U.S. organic industry has been growing at 24 percent annually for the past 6 years. Organic farmers receive premium prices for their products and are expanding their acreage while conventional farmers tied to the chemical/pesticide cycle have been hanging by a thread for years.

The European organic food market, also at less than 2 percent of total food sales, is expected to expand to as much as 10 percent by 2006. With a population of 370 million, Europe has more potential than the U.S.

Design & Construction

Thousands of green building pilot projects world-wide shows that sustainable design principles and environmental building materials work. Now these principles are being integrated into government policy, agencies, are crafting contractor guidelines to ensure the billions of construction dollars they spend each year are deployed sustainably.

Research in France shows that simply using energy efficient windows with advanced glazing systems reduces annual energy needs by 45 percent in southern regions of the country.

Environmental Taxes

In the UK, a proposed tax on energy use in the business, agriculture, and the public sectors would be returned as a 0.5 percent reduction in the employer's contribution to payroll taxes, and for energy efficiency and renewable energy programs. A surcharge would be applied for use of coal and gas, and for total energy consumption.

Transportation

The Car industry is spending billions to bring alternative fuel vehicles to market. In the U.S., Zero Emission Vehicle (ZEV) regulations become law in 2003 - a minimum of 10 percent (160,000) of new vehicles in California, New York and Massachusetts must produce zero emissions or earn ZEV credits from greatly increasing the proportion of ultra low emission or hybrid-vehicles on the road.

Auto executive surveys suggest that five to ten percent of the global vehicle market will use alternative fuel by 2010, and the fuel cell market may be several billion dollars by that time.

Energy

Purchase "green power." People are signing up in record numbers for renewable electricity blends offered by early movers. 20 years from now, the Energy Information Administration predicts renewable energy will account for 10 percent of energy use in the U.S.
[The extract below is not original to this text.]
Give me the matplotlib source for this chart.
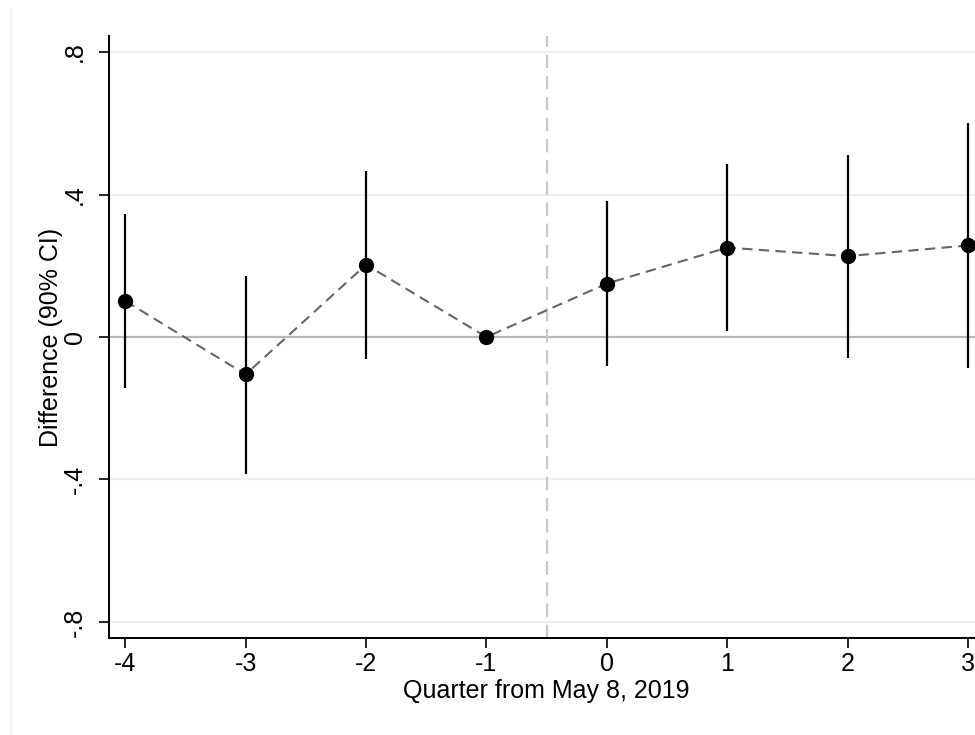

EU country wind investments are growing even more rapidly at 40 percent annually in Germany, Denmark, Spain, and UK. EU power sector emissions can be reduced by over 11 percent by 2040 using wind power. Denmark no longer allows new coal power plant construction.

Forest Products

In only two years since the first forest certification body was accredited, more than 10 million hectares of forest are certified to meet the Forest Stewardship Council's (FSC) criteria, equal to 115 forests in 25 countries. Two years ago, according to Debbie Hammel, program director, there was more supply than demand for certified products. "Now the situation is reversed and demand is easily outstripping supply."

PricewaterhouseCoopers, an accounting firm, predicts after-tax losses of C$1 billion (US $1.5 billion) for the British Columbia forestry industry. Their advice to the industry is to implement sustainable certification or lose markets.

Capital Markets

Banking industry leaders increasingly perform environmental due diligence in decisions to extend credit lines, finance projects or equipment.
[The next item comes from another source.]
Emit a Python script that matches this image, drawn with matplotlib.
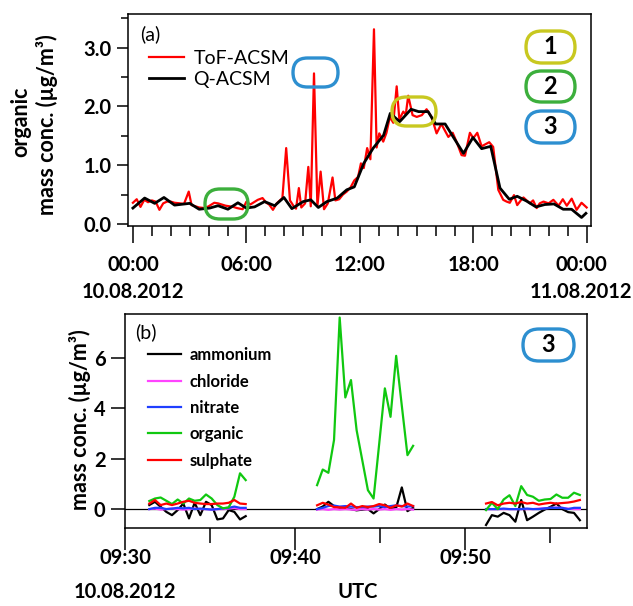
import numpy as np
import matplotlib
matplotlib.use('Agg')
import matplotlib.pyplot as plt
from matplotlib.patches import FancyBboxPatch
from matplotlib.transforms import IdentityTransform, ScaledTranslation
from matplotlib.ticker import FixedLocator, FixedFormatter, MultipleLocator

plt.rcParams['font.family'] = ['Lato', 'DejaVu Sans']

# ---- panel (a): organic, full day (hours after 00:00 UTC 10.08.2012)
tof_h = [0.0, 0.2, 0.4, 0.6, 0.8, 1.0, 1.2, 1.4, 1.6, 1.8, 2.0, 2.2, 2.5, 2.7, 2.95,
         3.1, 3.3, 3.5, 3.8, 4.0, 4.3, 4.5, 4.7, 4.9, 5.1, 5.3, 5.5, 5.8, 6.0, 6.2,
         6.4, 6.6, 6.85, 7.05, 7.2, 7.4, 7.6, 7.9, 8.1, 8.3, 8.5, 8.62, 8.77, 8.9,
         9.1, 9.27, 9.4, 9.57, 9.75, 9.92, 10.1, 10.3, 10.55, 10.7, 10.9, 11.1, 11.3,
         11.5, 11.7, 11.9, 12.05, 12.2, 12.38, 12.55, 12.74, 12.88, 13.02, 13.23,
         13.4, 13.58, 13.76, 13.94, 14.08, 14.29, 14.42, 14.55, 14.78, 15.0, 15.27,
         15.52, 15.78, 16.05, 16.3, 16.67, 16.9, 17.1, 17.37, 17.55, 17.81, 17.99,
         18.2, 18.43, 18.6, 18.83, 19.04, 19.31, 19.57, 19.75, 19.92, 20.14, 20.31,
         20.5, 20.64, 20.98, 21.15, 21.34, 21.5, 21.7, 21.97, 22.22, 22.5, 22.72,
         22.93, 23.19, 23.45, 23.71, 23.98]
tof_org = [0.36, 0.42, 0.29, 0.41, 0.37, 0.40, 0.38, 0.24, 0.35, 0.38, 0.38, 0.36,
           0.35, 0.34, 0.55, 0.32, 0.30, 0.28, 0.27, 0.30, 0.36, 0.35, 0.33, 0.31,
           0.30, 0.29, 0.27, 0.25, 0.38, 0.33, 0.37, 0.41, 0.44, 0.36, 0.33, 0.24,
           0.35, 0.44, 1.29, 0.40, 0.30, 0.26, 0.61, 0.28, 0.35, 0.97, 0.30, 2.56,
           0.30, 0.89, 0.25, 0.35, 0.79, 0.40, 0.42, 0.50, 0.55, 0.62, 0.74, 0.80,
           1.03, 0.95, 1.29, 1.10, 3.31, 1.30, 1.54, 1.40, 1.55, 1.82, 1.72, 2.34,
           1.78, 1.91, 1.86, 2.18, 1.85, 1.82, 1.85, 1.95, 1.82, 1.54, 1.70, 1.48,
           1.55, 1.40, 1.17, 1.16, 1.55, 1.46, 1.55, 1.32, 1.35, 1.39, 1.31, 0.58,
           0.41, 0.38, 0.36, 0.49, 0.32, 0.40, 0.45, 0.35, 0.40, 0.27, 0.35, 0.38,
           0.35, 0.41, 0.31, 0.42, 0.31, 0.43, 0.24, 0.36, 0.28]

q_h = [0.0, 0.62, 1.15, 1.64, 2.2, 3.0, 3.5, 4.06, 4.5, 5.02, 5.55, 5.99, 6.43, 6.96,
       7.49, 7.98, 8.4, 9.0, 9.4, 9.8, 10.25, 10.8, 11.3, 11.7, 12.2, 12.7, 13.25,
       13.6, 14.1, 14.7, 15.1, 15.6, 16.0, 16.5, 17.47, 17.97, 18.43, 18.91, 19.4,
       19.89, 20.31, 20.8, 21.3, 21.77, 22.25, 22.74, 23.18, 23.71, 23.94]
q_org = [0.27, 0.44, 0.35, 0.45, 0.32, 0.35, 0.25, 0.27, 0.31, 0.25, 0.36, 0.27,
         0.29, 0.38, 0.31, 0.45, 0.26, 0.38, 0.41, 0.28, 0.38, 0.44, 0.58, 0.63,
         1.03, 1.29, 1.51, 1.88, 1.74, 1.95, 1.91, 1.91, 1.70, 1.70, 1.20, 1.47,
         1.28, 1.32, 0.61, 0.42, 0.47, 0.39, 0.29, 0.33, 0.34, 0.25, 0.25, 0.11, 0.18]

top_ticks = [0, 6, 12, 18, 24]
top_ticklabels = ['00:00\n10.08.2012', '06:00', '12:00', '18:00', '00:00\n11.08.2012']

# ---- panel (b): species in event 3 (minutes after 09:00 UTC)
seg_start = [31.43, 41.30, 51.24]
seg_end = [37.10, 46.95, 56.76]
ammonium = [
    [0.16, 0.29, 0.09, -0.11, -0.24, -0.04, 0.22, -0.37, 0.25, -0.24, 0.29, 0.16,
     -0.41, -0.37, -0.04, -0.11, -0.41, -0.28],
    [0.0, 0.10, 0.29, 0.12, 0.05, 0.05, 0.0, -0.05, -0.02, 0.0, -0.17, 0.0, 0.18,
     0.02, 0.05, 0.86, -0.08, 0.05],
    [-0.63, -0.24, -0.30, -0.15, -0.24, -0.50, 0.36, -0.44, -0.30, -0.15, -0.02,
     0.09, 0.22, 0.0, -0.12, -0.15, -0.44],
]
chloride = [
    [0.0, 0.02, -0.02, 0.0, 0.02, 0.0, -0.02, 0.0, 0.02, 0.0, 0.0, -0.02, 0.0, 0.0,
     0.02, 0.04, 0.0, 0.0],
    [-0.02, 0.0, -0.03, 0.0, -0.02, 0.0, -0.02, -0.03, 0.0, -0.02, 0.0, -0.02, 0.0,
     -0.03, 0.0, -0.02, 0.0, -0.02],
    [0.0, 0.0, 0.0, 0.0, 0.0, 0.0, 0.0, 0.0, 0.0, 0.02, 0.03, 0.05, 0.06, 0.05, 0.02,
     0.0, 0.0],
]
nitrate = [
    [0.0, 0.05, 0.05, 0.0, 0.02, 0.05, 0.03, 0.05, 0.0, 0.02, 0.0, -0.02, 0.0, 0.03,
     0.05, 0.10, 0.05, 0.05],
    [0.0, 0.05, 0.12, 0.14, 0.10, 0.12, 0.10, 0.08, 0.08, 0.10, 0.10, 0.12, 0.08,
     0.12, 0.15, 0.12, 0.10, 0.12],
    [0.0, 0.0, 0.0, 0.02, 0.0, 0.0, 0.0, 0.02, 0.0, 0.0, 0.03, 0.05, 0.05, 0.05, 0.0,
     0.05, 0.05],
]
organic = [
    [0.32, 0.42, 0.46, 0.33, 0.20, 0.38, 0.22, 0.42, 0.33, 0.36, 0.58, 0.42, 0.16,
     0.03, 0.07, 0.49, 1.42, 1.15],
    [0.95, 1.57, 1.44, 2.74, 7.6, 4.43, 5.12, 3.13, 1.94, 0.75, 0.42, 2.6, 4.79, 3.66,
     6.08, 4.1, 2.14, 2.51],
    [-0.04, 0.25, 0.0, 0.38, 0.55, 0.12, 0.91, 0.56, 0.49, 0.33, 0.38, 0.40, 0.58,
     0.45, 0.45, 0.65, 0.56],
]
sulphate = [
    [0.22, 0.36, 0.16, 0.22, 0.16, 0.22, 0.29, 0.33, 0.25, 0.22, 0.20, 0.20, 0.22,
     0.22, 0.25, 0.36, 0.22, 0.20],
    [0.15, 0.25, 0.18, 0.08, 0.07, 0.05, 0.22, 0.05, 0.12, 0.08, 0.12, 0.20, 0.15,
     0.05, 0.15, 0.10, 0.22, 0.12],
    [0.22, 0.28, 0.15, 0.22, 0.25, 0.22, 0.28, 0.22, 0.25, 0.18, 0.22, 0.25, 0.22,
     0.24, 0.26, 0.30, 0.36],
]
species = ['ammonium', 'chloride', 'nitrate', 'organic', 'sulphate']
species_data = [ammonium, chloride, nitrate, organic, sulphate]
species_colors = ['black', '#ff44ff', '#1f3fff', '#10c810', '#ff0000']

bot_ticks = [30, 40, 50]
bot_ticklabels = ['09:30\n10.08.2012', '09:40', '09:50']

W, H = 633, 606
fig = plt.figure(figsize=(W / 100, H / 100), dpi=100)

def px_axes(l, t, r, b):
    return fig.add_axes([l / W, 1 - b / H, (r - l) / W, (b - t) / H])

# ---------------- top panel
ax1 = px_axes(128, 14, 591, 226)
ax1.plot(tof_h, tof_org, color='#ff0000', lw=1.6, label='ToF-ACSM')
ax1.plot(q_h, q_org, color='black', lw=2.0, label='Q-ACSM')
ax1.set_xlim(-0.26, 24.21)
ax1.set_ylim(-0.035, 3.57)
ax1.yaxis.set_major_locator(FixedLocator([0, 1, 2, 3]))
ax1.yaxis.set_major_formatter(FixedFormatter(['0.0', '1.0', '2.0', '3.0']))
ax1.yaxis.set_minor_locator(MultipleLocator(0.5))
ax1.xaxis.set_major_locator(FixedLocator(top_ticks))
ax1.xaxis.set_major_formatter(FixedFormatter(top_ticklabels))
ax1.xaxis.set_minor_locator(MultipleLocator(1))
ax1.tick_params(axis='x', which='major', length=12, width=1.1, pad=9, labelsize=14.5)
ax1.tick_params(axis='x', which='minor', length=7, width=1.1)
ax1.tick_params(axis='y', which='major', length=8, width=1.1, pad=4, labelsize=14.5)
ax1.tick_params(axis='y', which='minor', length=5, width=1.1)
for lab in ax1.get_xticklabels() + ax1.get_yticklabels():
    lab.set_fontweight('bold')
for lab in ax1.get_xticklabels():
    lab.set_linespacing(1.45)
last = ax1.get_xticklabels()[-1]
last.set_transform(last.get_transform() + ScaledTranslation(-6 / 100, 0, fig.dpi_scale_trans))
for s in ax1.spines.values():
    s.set_linewidth(1.1)
ax1.text(0.027, 0.905, '(a)', transform=ax1.transAxes, fontsize=14, va='center')
ax1.legend(loc='upper left', bbox_to_anchor=(0.045, 0.83), frameon=False, fontsize=14,
           handlelength=1.8, handletextpad=0.5, labelspacing=0.2, borderpad=0,
           borderaxespad=0)
fig.text(21 / W, 1 - 122 / H, 'organic', rotation=90, fontsize=15.5, fontweight='bold',
         ha='center', va='center')
fig.text(47 / W, 1 - 125 / H, 'mass conc. (µg/m³)', rotation=90, fontsize=15.5,
         fontweight='bold', ha='center', va='center')

# ---------------- bottom panel
ax2 = px_axes(125, 314, 587, 528)
for name, data, col in zip(species, species_data, species_colors):
    for k in range(3):
        t = np.linspace(seg_start[k], seg_end[k], len(data[k]))
        ax2.plot(t, data[k], color=col, lw=1.6, label=name if k == 0 else None)
ax2.axhline(0, color='black', lw=0.9, zorder=0)
ax2.set_xlim(30, 57.18)
ax2.set_ylim(-0.75, 7.74)
ax2.yaxis.set_major_locator(FixedLocator([0, 2, 4, 6]))
ax2.xaxis.set_major_locator(FixedLocator(bot_ticks))
ax2.xaxis.set_major_formatter(FixedFormatter(bot_ticklabels))
ax2.xaxis.set_minor_locator(FixedLocator([35, 45, 55]))
ax2.tick_params(axis='x', which='major', length=16, width=1.1, pad=-1.5, labelsize=14.5)
ax2.tick_params(axis='x', which='minor', length=11, width=1.1)
ax2.tick_params(axis='y', which='major', length=10, width=1.1, pad=4, labelsize=14.5)
for lab in ax2.get_xticklabels() + ax2.get_yticklabels():
    lab.set_fontweight('bold')
for lab in ax2.get_xticklabels():
    lab.set_linespacing(1.85)
for s in ax2.spines.values():
    s.set_linewidth(1.1)
ax2.text(0.022, 0.916, '(b)', transform=ax2.transAxes, fontsize=14, va='center')
ax2.legend(loc='upper left', bbox_to_anchor=(0.05, 0.845), frameon=False,
           prop={'size': 12, 'weight': 'bold'}, handlelength=2.0,
           handletextpad=0.5, labelspacing=0.62, borderpad=0, borderaxespad=0)
fig.text(358 / W, 1 - 592 / H, 'UTC', fontsize=14.5, fontweight='bold',
         ha='center', va='center')
fig.text(80 / W, 1 - 420 / H, 'mass conc. (µg/m³)', rotation=90, fontsize=15.5,
         fontweight='bold', ha='center', va='center')

# ---------------- rounded marker boxes (pixel coordinates)
def rbox(x0, y0, x1, y1, color, label=None):
    p = FancyBboxPatch((x0, H - y1), x1 - x0, y1 - y0,
                       boxstyle='round,pad=0,rounding_size=%g' % ((y1 - y0) / 2.0),
                       transform=IdentityTransform(), fill=False, edgecolor=color,
                       linewidth=2.4)
    fig.patches.append(p)
    if label:
        fig.text((x0 + x1) / 2 / W, 1 - (y0 + y1) / 2 / H, label, fontsize=17,
                 fontweight='bold', ha='center', va='center')

yellow = '#c8c820'
green = '#3caf3c'
blue = '#2d8fd0'
rbox(526, 31, 575, 63, yellow, '1')
rbox(526, 71, 575, 102, green, '2')
rbox(526, 111, 575, 143, blue, '3')
rbox(523, 329, 574, 361, blue, '3')
rbox(293, 58, 338, 87, blue)
rbox(205, 189, 248, 219, green)
rbox(392, 97, 436, 126, yellow)

fig.savefig('out.png', dpi=100)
Wildlife Federation world banking survey expect to intensify this focus over the next three years with three-quarters of European banks taking this on board. In the future, "eco-rating" systems or screens may well be applied to equity investments.

While virtually no one targeted the environmental industry for investment two years ago, two thirds of respondents now direct some credit or investment in the industry; some institutions have environmental business units. Nearly every responding institution expects to increase this activity over the next three years.

Corporate Environmental Reports

Agenda 21, the core document that emerged from the 1992 UN business and industry includes articles that suggest companies should report annually on their environmental records as well as on their use of energy and natural resources.

The debate has shifted from whether companies should produce corporate environmental reports to what kinds of information should be released and in which format.

Several European countries, including Denmark and the Netherlands, have adopted, or are in the process of adopting, laws that require companies over a certain size to publish environmental reports.